[start GIVEN MATERIAL]

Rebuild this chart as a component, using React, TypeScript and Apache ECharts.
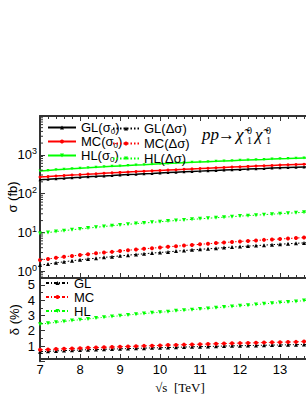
import React, { useEffect, useRef } from "react";
import * as echarts from "echarts";

const X = [7.0, 7.2, 7.4, 7.6, 7.8, 8.0, 8.2, 8.4, 8.6, 8.8, 9.0, 9.2, 9.4, 9.6, 9.8, 10.0, 10.2, 10.4, 10.6, 10.8, 11.0, 11.2, 11.4, 11.6, 11.8, 12.0, 12.2, 12.4, 12.6, 12.8, 13.0, 13.2, 13.4, 13.6, 13.8, 14.0];

// sigma_0 (fb)
const GL_S0 = [225, 232, 240, 247, 255, 262, 270, 277, 285, 292, 300, 308, 315, 323, 330, 338, 346, 354, 362, 370, 378, 386, 394, 402, 410, 418, 426, 435, 443, 452, 460, 468, 476, 484, 492, 500];
const MC_S0 = [265, 273, 282, 290, 299, 307, 316, 324, 333, 341, 350, 359, 367, 376, 384, 393, 402, 412, 421, 431, 440, 450, 460, 470, 480, 490, 500, 510, 520, 530, 540, 550, 560, 570, 580, 590];
const HL_S0 = [382, 395, 408, 422, 435, 448, 461, 475, 488, 502, 515, 528, 542, 555, 569, 582, 596, 609, 623, 636, 650, 664, 677, 691, 704, 718, 731, 745, 758, 772, 785, 798, 812, 825, 839, 852];

// Delta sigma (fb)
const GL_DS = [1.42, 1.51, 1.63, 1.73, 1.84, 1.94, 2.05, 2.13, 2.25, 2.34, 2.46, 2.56, 2.68, 2.78, 2.90, 3.01, 3.11, 3.26, 3.37, 3.52, 3.63, 3.74, 3.86, 4.02, 4.14, 4.26, 4.39, 4.52, 4.65, 4.79, 4.92, 5.05, 5.19, 5.32, 5.46, 5.60];
const MC_DS = [1.92, 2.04, 2.19, 2.32, 2.45, 2.58, 2.72, 2.86, 3.00, 3.12, 3.28, 3.43, 3.58, 3.75, 3.88, 4.05, 4.22, 4.37, 4.55, 4.70, 4.89, 5.05, 5.25, 5.41, 5.62, 5.79, 5.96, 6.13, 6.36, 6.53, 6.71, 6.89, 7.07, 7.31, 7.50, 7.69];
const HL_DS = [9.28, 9.84, 10.4, 11.0, 11.6, 12.2, 12.8, 13.4, 14.1, 14.7, 15.4, 16.0, 16.7, 17.3, 18.0, 18.7, 19.4, 20.1, 20.8, 21.5, 22.2, 23.0, 23.7, 24.5, 25.3, 26.1, 26.8, 27.6, 28.5, 29.3, 30.1, 31.0, 31.8, 32.8, 33.6, 34.5];

// delta (%)
const GL_D = [0.63, 0.65, 0.68, 0.70, 0.72, 0.74, 0.76, 0.77, 0.79, 0.80, 0.82, 0.83, 0.85, 0.86, 0.88, 0.89, 0.90, 0.92, 0.93, 0.95, 0.96, 0.97, 0.98, 1.00, 1.01, 1.02, 1.03, 1.04, 1.05, 1.06, 1.07, 1.08, 1.09, 1.10, 1.11, 1.12];
const MC_D = [0.75, 0.77, 0.80, 0.82, 0.84, 0.86, 0.88, 0.90, 0.92, 0.93, 0.95, 0.97, 0.99, 1.01, 1.02, 1.04, 1.06, 1.07, 1.09, 1.10, 1.12, 1.13, 1.15, 1.16, 1.18, 1.19, 1.20, 1.21, 1.23, 1.24, 1.25, 1.26, 1.27, 1.29, 1.30, 1.31];
const HL_D = [2.43, 2.49, 2.55, 2.61, 2.67, 2.72, 2.77, 2.83, 2.88, 2.93, 2.98, 3.03, 3.08, 3.12, 3.17, 3.21, 3.25, 3.30, 3.34, 3.38, 3.42, 3.46, 3.50, 3.55, 3.59, 3.63, 3.67, 3.71, 3.76, 3.80, 3.84, 3.88, 3.92, 3.97, 4.01, 4.05];

const LOG_MINOR_TICKS = [0.7, 0.8, 0.9, 2, 3, 4, 5, 6, 7, 8, 9, 20, 30, 40, 50, 60, 70, 80, 90, 200, 300, 400, 500, 600, 700, 800, 900, 2000, 3000, 4000, 5000, 6000, 7000, 8000, 9000];

const X_LABELS = ["7", "8", "9", "10", "11", "12", "13"];
const DELTA_LABELS = ["1", "2", "3", "4", "5"];

const FRAME = "#333333";
const SANS = "'Liberation Sans', Arial, sans-serif";
const SERIF = "'Liberation Serif', 'Times New Roman', serif";

const pair = (ys: number[]) => X.map((x, i) => [x, ys[i]]);

export default function App() {
  const ref = useRef<HTMLDivElement>(null);
  useEffect(() => {
    if (!ref.current) return;
    const chart = echarts.init(ref.current, null, { renderer: "svg" });
    const axisLine = { show: true, onZero: false, lineStyle: { color: FRAME, width: 2 } };
    const xCommon = {
      type: "value",
      min: 7,
      max: 14,
      interval: 1,
      axisLine,
      splitLine: { show: false },
      axisTick: { show: true, inside: true, length: 5, lineStyle: { color: FRAME, width: 1 } },
      minorTick: { show: true, splitNumber: 5, length: 3, lineStyle: { color: FRAME, width: 1 } },
      axisLabel: { show: false },
    };
    const richSup = {
      b: { fontSize: 13, lineHeight: 16, fontFamily: SANS, color: "#000" },
      s: { fontSize: 9, lineHeight: 9, verticalAlign: "top", fontFamily: SANS, color: "#000" },
    };
    const legendRich = {
      t: { fontSize: 13, lineHeight: 15, fontFamily: SANS, color: "#000" },
      s: { fontSize: 8, lineHeight: 8, verticalAlign: "bottom", fontFamily: SANS, color: "#000" },
    };
    const solid = (name: string, data: number[], color: string, symbol: string, rot = 0) => ({
      name,
      type: "line",
      xAxisIndex: 0,
      yAxisIndex: 0,
      data: pair(data),
      symbol,
      symbolRotate: rot,
      symbolSize: 3,
      lineStyle: { color, width: 1.5 },
      itemStyle: { color },
      z: 3,
    });
    const dotted = (name: string, data: number[], color: string, symbol: string, rot = 0, xi = 0, yi = 0, dash: any = [1.5, 2]) => ({
      name,
      type: "line",
      xAxisIndex: xi,
      yAxisIndex: yi,
      data: pair(data),
      symbol,
      symbolRotate: rot,
      symbolSize: 4,
      lineStyle: { color, width: 1, type: dash },
      itemStyle: { color },
      z: 3,
    });
    const option: any = {
      animation: false,
      textStyle: { fontFamily: SANS },
      grid: [
        { left: 40, width: 280, top: 116, height: 162, outerBoundsMode: "none", containLabel: false },
        { left: 40, width: 280, top: 278, height: 83.3, outerBoundsMode: "none", containLabel: false },
      ],
      xAxis: [
        { ...xCommon, gridIndex: 0, position: "bottom" },
        { ...xCommon, gridIndex: 0, position: "top" },
        {
          ...xCommon,
          gridIndex: 1,
          position: "bottom",
          offset: -2.3,
          axisLabel: {
            show: true,
            margin: 4,
            fontSize: 13,
            color: "#000",
            fontFamily: SANS,
            formatter: (v: number) => X_LABELS[Math.round(v) - 7] ?? "",
          },
          name: "√s  [TeV]",
          nameLocation: "middle",
          nameGap: 22,
          nameMoveOverlap: false,
          nameTextStyle: { fontFamily: SERIF, fontSize: 13, color: "#000" },
        },
        { ...xCommon, gridIndex: 1, position: "top", axisTick: { show: false }, minorTick: { show: false } },
      ],
      yAxis: [
        {
          type: "log",
          logBase: 10,
          gridIndex: 0,
          min: 0.66,
          max: 10000,
          position: "left",
          axisLine,
          splitLine: { show: false },
          axisTick: { show: true, inside: true, length: 5, lineStyle: { color: FRAME } },
          minorTick: { show: false },
          axisLabel: {
            margin: 3,
            showMinLabel: false,
            showMaxLabel: false,
            formatter: (v: number) => {
              const l = Math.log10(v);
              const r = Math.round(l);
              if (Math.abs(l - r) > 1e-6 || r > 3) return "";
              return `{b|10}{s|${r}}`;
            },
            rich: richSup,
          },
          name: "σ (fb)",
          nameLocation: "middle",
          nameGap: 21,
          nameMoveOverlap: false,
          nameTextStyle: { fontSize: 13, color: "#000", fontFamily: SANS },
        },
        {
          type: "log",
          gridIndex: 0,
          min: 0.66,
          max: 10000,
          position: "right",
          axisLine,
          splitLine: { show: false },
          axisTick: { show: false },
          axisLabel: { show: false },
        },
        {
          type: "value",
          gridIndex: 1,
          min: 0,
          max: 5.45,
          interval: 1,
          position: "left",
          axisLine,
          splitLine: { show: false },
          axisTick: { show: true, inside: true, length: 5, lineStyle: { color: FRAME } },
          minorTick: { show: true, splitNumber: 2, length: 3, lineStyle: { color: FRAME } },
          axisLabel: {
            margin: 5,
            fontSize: 13,
            color: "#000",
            fontFamily: SANS,
            formatter: (v: number) =>
              Math.abs(v - Math.round(v)) < 1e-6 ? DELTA_LABELS[Math.round(v) - 1] ?? "" : "",
          },
          name: "δ (%)",
          nameLocation: "middle",
          nameGap: 19,
          nameMoveOverlap: false,
          nameTextStyle: { fontSize: 13, color: "#000", fontFamily: SANS },
        },
        {
          type: "value",
          gridIndex: 1,
          min: 0,
          max: 5.45,
          position: "right",
          axisLine,
          splitLine: { show: false },
          axisTick: { show: false },
          axisLabel: { show: false },
        },
      ],
      legend: [
        {
          data: ["GL(σ0)", "MC(σ0)", "HL(σ0)"],
          left: 47,
          top: 121,
          padding: 0,
          orient: "vertical",
          itemGap: 0,
          itemWidth: 28,
          itemHeight: 5,
          formatter: (n: string) => n.replace(/\(σ0\)/, "{t|(σ}{s|0}{t|)}").replace(/^(GL|MC|HL)/, "{t|$1}"),
          textStyle: { rich: legendRich, fontSize: 13, color: "#000" },
        },
        {
          data: ["GL(Δσ)", "MC(Δσ)", "HL(Δσ)"],
          left: 112,
          top: 121,
          padding: 0,
          orient: "vertical",
          itemGap: 0,
          itemWidth: 26,
          itemHeight: 5,
          textStyle: { fontSize: 13, lineHeight: 15, color: "#000", fontFamily: SANS },
        },
        {
          data: ["GL", "MC", "HL"],
          left: 45,
          top: 276,
          padding: 0,
          orient: "vertical",
          itemGap: 0,
          itemWidth: 23,
          itemHeight: 5,
          textStyle: { fontSize: 13, lineHeight: 14, color: "#000", fontFamily: SANS },
        },
      ],
      graphic: [
        {
          type: "group",
          left: 202,
          top: 125,
          children: [
            { type: "text", x: 0, y: 0, style: { text: "pp", font: `italic 17px ${SERIF}`, fill: "#000" } },
            { type: "text", x: 16, y: 0, style: { text: "→", font: `17px ${SERIF}`, fill: "#000" } },
            { type: "text", x: 34, y: 0, style: { text: "χ̃", font: `italic 17px ${SERIF}`, fill: "#000" } },
            { type: "text", x: 45, y: -1, style: { text: "0", font: `10px ${SERIF}`, fill: "#000" } },
            { type: "text", x: 45, y: 9, style: { text: "1", font: `10px ${SERIF}`, fill: "#000" } },
            { type: "text", x: 53, y: 0, style: { text: "χ̃", font: `italic 17px ${SERIF}`, fill: "#000" } },
            { type: "text", x: 64, y: -1, style: { text: "0", font: `10px ${SERIF}`, fill: "#000" } },
            { type: "text", x: 64, y: 9, style: { text: "1", font: `10px ${SERIF}`, fill: "#000" } },
          ],
        },
      ],
      series: [
        solid("GL(σ0)", GL_S0, "#000000", "triangle"),
        solid("MC(σ0)", MC_S0, "#ff0000", "circle"),
        solid("HL(σ0)", HL_S0, "#00ff00", "triangle", 180),
        dotted("GL(Δσ)", GL_DS, "#000000", "triangle"),
        dotted("MC(Δσ)", MC_DS, "#ff0000", "circle"),
        dotted("HL(Δσ)", HL_DS, "#00ff00", "triangle", 180),
        dotted("GL", GL_D, "#000000", "triangle", 0, 2, 2, [3, 2, 1, 2]),
        dotted("MC", MC_D, "#ff0000", "circle", 0, 2, 2, [3, 2, 1, 2]),
        dotted("HL", HL_D, "#00ff00", "triangle", 180, 2, 2, [3, 2, 1, 2]),
        {
          type: "custom",
          name: "minorLogTicks",
          xAxisIndex: 0,
          yAxisIndex: 0,
          silent: true,
          data: LOG_MINOR_TICKS.map((v) => [7, v]),
          encode: { x: 0, y: 1 },
          renderItem: (_p: any, api: any) => {
            const c = api.coord([api.value(0), api.value(1)]);
            return {
              type: "line",
              shape: { x1: c[0], y1: c[1], x2: c[0] + 3, y2: c[1] },
              style: { stroke: FRAME, lineWidth: 1 },
            };
          },
          z: 4,
        },
      ],
    };
    chart.setOption(option);
    return () => chart.dispose();
  }, []);
  return (
    <div style={{ position: "absolute", left: 0, top: 0, width: 306, height: 396, overflow: "hidden", background: "#fff" }}>
      <div ref={ref} style={{ width: 340, height: 396 }} />
    </div>
  );
}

[end GIVEN MATERIAL]

**EXERCISE OBJECTIVE:** Starting at the first line of the material, output exactly the lines up to and including the one with "825, 839, 852];". Do not include the pictures.

**THE REPLY:**
Rebuild this chart as a component, using React, TypeScript and Apache ECharts.
import React, { useEffect, useRef } from "react";
import * as echarts from "echarts";

const X = [7.0, 7.2, 7.4, 7.6, 7.8, 8.0, 8.2, 8.4, 8.6, 8.8, 9.0, 9.2, 9.4, 9.6, 9.8, 10.0, 10.2, 10.4, 10.6, 10.8, 11.0, 11.2, 11.4, 11.6, 11.8, 12.0, 12.2, 12.4, 12.6, 12.8, 13.0, 13.2, 13.4, 13.6, 13.8, 14.0];

// sigma_0 (fb)
const GL_S0 = [225, 232, 240, 247, 255, 262, 270, 277, 285, 292, 300, 308, 315, 323, 330, 338, 346, 354, 362, 370, 378, 386, 394, 402, 410, 418, 426, 435, 443, 452, 460, 468, 476, 484, 492, 500];
const MC_S0 = [265, 273, 282, 290, 299, 307, 316, 324, 333, 341, 350, 359, 367, 376, 384, 393, 402, 412, 421, 431, 440, 450, 460, 470, 480, 490, 500, 510, 520, 530, 540, 550, 560, 570, 580, 590];
const HL_S0 = [382, 395, 408, 422, 435, 448, 461, 475, 488, 502, 515, 528, 542, 555, 569, 582, 596, 609, 623, 636, 650, 664, 677, 691, 704, 718, 731, 745, 758, 772, 785, 798, 812, 825, 839, 852];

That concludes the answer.